10. Oh! Senhor meu e Bem meu! Não posso dizer isto sem lágrimas e grande regalo da minha alma, pois Vós, Senhor, quereis estar assim connosco e estais no Sacramento, porque com toda a verdade assim se pode crer, pois que é de fé. E com grande verdade podemos fazer esta comparação. E, a não ser por nossa culpa, poderemos gozar convosco e Vós folgareis connosco, pois dizeis ter Vossas delícias em estar com os filhos dos homens. Oh! Senhor meu! Que é isto? Sempre que oiço esta palavra dá-me grande consolo e isto mesmo quando andava muito perdida. Será possível, Senhor, que haja uma alma que chegue a ponto de Vós lhe fazerdes mercês e regalos semelhantes, e entender que Vós folgais com ela, e Vos torne a ofender depois de tantos favores e de tão grandes mostras do amor que lhe tendes, do qual se não pode duvidar, pois se vê claramente a obra?

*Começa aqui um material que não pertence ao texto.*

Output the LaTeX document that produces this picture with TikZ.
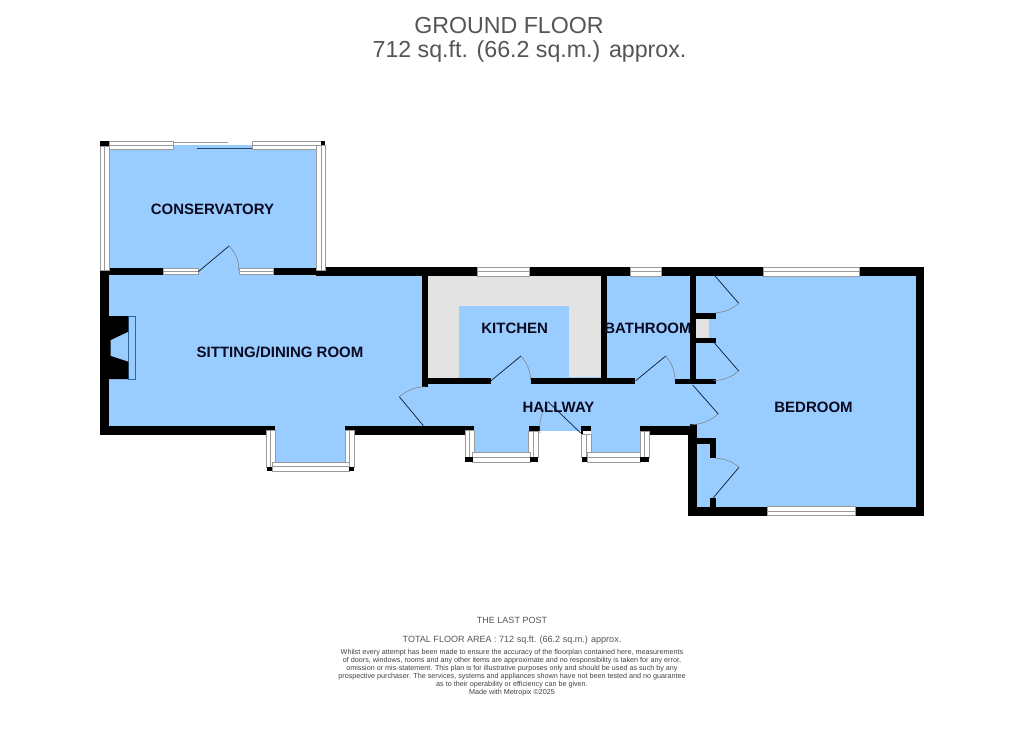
\documentclass[tikz,border=0pt]{standalone}
\usepackage{fontspec}
\setmainfont{Liberation Sans}
\definecolor{roomblue}{HTML}{99CCFF}
\definecolor{worktop}{HTML}{E3E3E3}
\definecolor{labelc}{HTML}{0A0A20}
\definecolor{titlec}{HTML}{555555}
\definecolor{winc}{HTML}{9A9A9A}
\definecolor{leafc}{HTML}{10203A}
\definecolor{hearth}{HTML}{336699}
\tikzset{
 room/.style={fill=roomblue},
 wall/.style={fill=black},
 winframe/.style={fill=white,draw=winc,line width=0.6pt},
 winline/.style={draw=winc,line width=0.6pt},
 leaf/.style={draw=leafc,line width=0.55pt},
 swing/.style={draw=black!50,line width=0.4pt},
 roomlabel/.style={font=\fontsize{11.25}{13}\selectfont\bfseries,text=labelc,inner sep=0pt},
 fineprint/.style={font=\fontsize{5.4}{6}\selectfont,text=black!75,inner sep=0pt},
}
\newcommand{\winh}[4]{\path[winframe] (#1,#2) rectangle (#3,#4);\path[winline] (#1,{(#2+#4)/2}) -- (#3,{(#2+#4)/2});}
\newcommand{\winv}[4]{\path[winframe] (#1,#2) rectangle (#3,#4);\path[winline] ({(#1+#3)/2},#2) -- ({(#1+#3)/2},#4);}
\newcommand{\doorswing}[7]{\path[leaf] (#1,#2) -- (#3,#4);\path[swing] (#3,#4) to[#7] (#5,#6);}
\begin{document}
\begin{tikzpicture}[x=0.75pt,y=-0.75pt]
\useasboundingbox (0,0) rectangle (1024,732);
\fill[white] (0,0) rectangle (1024,732);
% rooms
\fill[room] (109,149) rectangle (317,271);
\fill[room] (173,144.5) rectangle (252,150);
\fill[room] (109,270) rectangle (422,426);
\fill[room] (275,420) rectangle (345,463);
\fill[room] (415,384) rectangle (700,431);
\fill[room] (474,426) rectangle (529,453);
\fill[room] (591,426) rectangle (640,453);
\fill[room] (607,276) rectangle (690,386);
\fill[room] (695,276) rectangle (916,507);
\fill[room] (491,376) rectangle (531,386);
% kitchen
\fill[worktop] (428,276) rectangle (601,378);
\fill[room] (459,306) rectangle (569,378);
\fill[room] (569,376.7) rectangle (601,378);
\fill[worktop] (695.7,319) rectangle (709,338);
% walls
\fill[wall] (100,270) rectangle (109,435);
\fill[wall] (100,426) rectangle (266.7,435);
\fill[wall] (266.7,426) rectangle (275,430.5);
\fill[wall] (345,426) rectangle (354,430.5);
\fill[wall] (354,426) rectangle (465,435);
\fill[wall] (465,426) rectangle (474,430.5);
\fill[wall] (528.7,426) rectangle (540,431);
\fill[wall] (581,426) rectangle (591,431);
\fill[wall] (581,431) rectangle (582.5,434);
\fill[wall] (640,426) rectangle (649,431);
\fill[wall] (649,426) rectangle (696.7,435);
\fill[wall] (109,268.3) rectangle (163,274.5);
\fill[wall] (273,268.3) rectangle (317,274.5);
\fill[wall] (316,267.3) rectangle (477.3,276);
\fill[wall] (529.3,267.3) rectangle (630,276);
\fill[wall] (661.7,267.3) rectangle (763.3,276);
\fill[wall] (859.3,267.3) rectangle (924.3,276);
\fill[wall] (915.7,267.3) rectangle (924.3,515.7);
\fill[wall] (688,506.7) rectangle (767.3,515.7);
\fill[wall] (855.7,506.7) rectangle (924.3,515.7);
\fill[wall] (688,426) rectangle (696.7,515.7);
\fill[wall] (690,424) rectangle (696.7,430);
\fill[wall] (696.7,438) rectangle (716,444);
\fill[wall] (710,438) rectangle (716,458.3);
\fill[wall] (710,497.7) rectangle (716,507);
\fill[wall] (422,276) rectangle (428,387);
\fill[wall] (428,378.3) rectangle (491,384.3);
\fill[wall] (531,378.3) rectangle (635,384.3);
\fill[wall] (601,276) rectangle (607,380);
\fill[wall] (675,379.3) rectangle (716,384.3);
\fill[wall] (690,276) rectangle (695.7,384);
\fill[wall] (695,313.3) rectangle (716,319.3);
\fill[wall] (695,337.7) rectangle (716,343.3);
% fireplace
\fill[room,draw=hearth,line width=0.5pt] (128.3,316) rectangle (135.6,379);
\fill[wall] (109,316) -- (128.3,316) -- (128.3,331.7) -- (110.7,340) -- (110.7,356) -- (128.3,361.7) -- (128.3,379) -- (109,379) -- cycle;
% windows: conservatory
\winh{109}{141}{173}{149.5}
\winh{252}{141}{321}{149.5}
\winv{100}{146}{109}{270}
\winv{316.7}{145}{325.3}{270}
\fill[wall] (100,140.7) rectangle (109,146);
\fill[wall] (321,140.7) rectangle (325.3,145);
\path[winline,line width=0.7pt] (173,142) -- (228,142);
\path[leaf,draw=hearth!70!black,line width=0.7pt] (197,148) -- (252,148);
\winh{163}{268.3}{198}{274.5}
\winh{239}{268.3}{273}{274.5}
% windows: walls
\winh{477.3}{267.3}{529.3}{276}
\winh{630}{267.3}{661.7}{276}
\winh{763.3}{267.3}{859.3}{276}
\winh{767.3}{506.7}{855.7}{515.7}
% bay: sitting room
\winv{266.7}{430.5}{275}{467}
\winv{345}{430.5}{354}{467}
\winh{272}{462}{349}{471}
\fill[wall] (267,467) rectangle (272,471);
\fill[wall] (349,467) rectangle (354,471);
% bay: hallway 1
\winv{465}{430.5}{474}{457}
\winv{528.7}{431}{538.7}{457}
\winh{472.7}{452.7}{530}{462}
\fill[wall] (465,457) rectangle (473,462);
\fill[wall] (530,457) rectangle (538,462);
% bay: hallway 2
\winv{581.7}{434}{591}{457}
\winv{640}{431}{649}{457}
\winh{587}{452.7}{640}{462}
\fill[wall] (581.7,457) rectangle (587,462);
\fill[wall] (640,457) rectangle (649,462);
% doors
\doorswing{198.3}{271.7}{229}{246}{238.7}{270}{bend left=22}
\doorswing{423.3}{425.7}{399.3}{396.7}{425}{386.7}{bend left=18}
\doorswing{491}{380.7}{521}{356}{530.7}{380}{bend left=18}
\doorswing{635.7}{380.7}{665.7}{356}{675}{380}{bend left=18}
\doorswing{580.7}{433}{548}{401.7}{540}{433}{bend right=18}
\doorswing{715}{276}{738.7}{303.3}{716}{312.7}{bend left=18}
\doorswing{713.3}{341.7}{738.7}{371}{713.3}{380.7}{bend left=18}
\doorswing{692.7}{385}{718.3}{414}{689.3}{425}{bend left=18}
\doorswing{713.3}{497.7}{739}{467.3}{716}{458.3}{bend right=18}
% labels
\node[roomlabel] (conservatory) at (212.5,209.5) {CONSERVATORY};
\node[roomlabel] (sitting) at (280,352) {SITTING/DINING ROOM};
\node[roomlabel] (kitchen) at (514.7,328) {KITCHEN};
\node[roomlabel] (bathroom) at (648,328) {BATHROOM};
\node[roomlabel] (hallway) at (558.5,407) {HALLWAY};
\node[roomlabel] (bedroom) at (813.5,407.5) {BEDROOM};
\node[font=\fontsize{17.4}{20}\selectfont,text=titlec,inner sep=0pt] (title) at (509,26) {GROUND FLOOR};
\node[font=\fontsize{17.4}{20}\selectfont,text=titlec,inner sep=0pt] (area) at (529.5,51) {712 sq.ft. (66.2 sq.m.) approx.};
\node[font=\fontsize{6.75}{8}\selectfont,text=titlec,inner sep=0pt] (post) at (512,620) {THE LAST POST};
\node[font=\fontsize{6.77}{8}\selectfont,text=titlec,inner sep=0pt] (total) at (512,640) {TOTAL FLOOR AREA : 712 sq.ft. (66.2 sq.m.) approx.};
\node[fineprint] (l1) at (512,652.5) {Whilst every attempt has been made to ensure the accuracy of the floorplan contained here, measurements};
\node[fineprint] (l2) at (512,660.5) {of doors, windows, rooms and any other items are approximate and no responsibility is taken for any error,};
\node[fineprint] (l3) at (512,668.5) {omission or mis-statement. This plan is for illustrative purposes only and should be used as such by any};
\node[fineprint] (l4) at (512,676.5) {prospective purchaser. The services, systems and appliances shown have not been tested and no guarantee};
\node[fineprint] (l5) at (512,684.5) {as to their operability or efficiency can be given.};
\node[fineprint] (l6) at (512,692.5) {Made with Metropix ©2025};
\end{tikzpicture}
\end{document}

Sim, há, por certo, e não uma vez mas muitas, que sou eu. E praza à Vossa bondade, Senhor, que seja só eu a ingrata e a que tenha feito tão grande maldade e tido tão excessiva ingratidão. Porque, ao menos dela, a Vossa infinita bondade tem tirado algum bem; e quanto maior foi o mal, mais resplandece o grande bem de Vossas misericórdias. E com quanta razão as posso eu para sempre cantar!

11. Suplico-Vos, Deus meu, que assim seja e eu as cante sem fim, já que tivestes por bem de as usar tão excessivas para comigo, que pasmam os que as vêem. A mim, fazem-me sair muitas vezes de mim mesma, para melhor Vos poder louvar; porque, estando em mim sem Vós, nada poderei, Senhor meu, senão tornar a ver cortadas as flores deste horto, de sorte que esta miserável terra voltaria a servir de muladar como antes. Não o permitais, Senhor, nem queirais que se perca uma alma que com tantos trabalhos comprastes e tantas vezes de novo a tornastes a resgatar e a tirar dos dentes do terrível dragão.

12. Perdoe-me V Mercê sair do assunto; e, como falo a meu propósito, não se espante, pois é como se apodera da alma aquilo que escreve. Às vezes, muito faz em não se deixar ir por diante em louvores a Deus, pois se lhe representa, enquanto vai escrevendo, o muito que Lhe deve. E creio não causará desgosto a V. Mercê, porque ambos, me parece, podemos cantar uma e a mesma coisa, ainda que de maneira diferente; pois é muito mais o que eu devo a Deus, por Ele mais me ter perdoado, como V. Mercê sabe.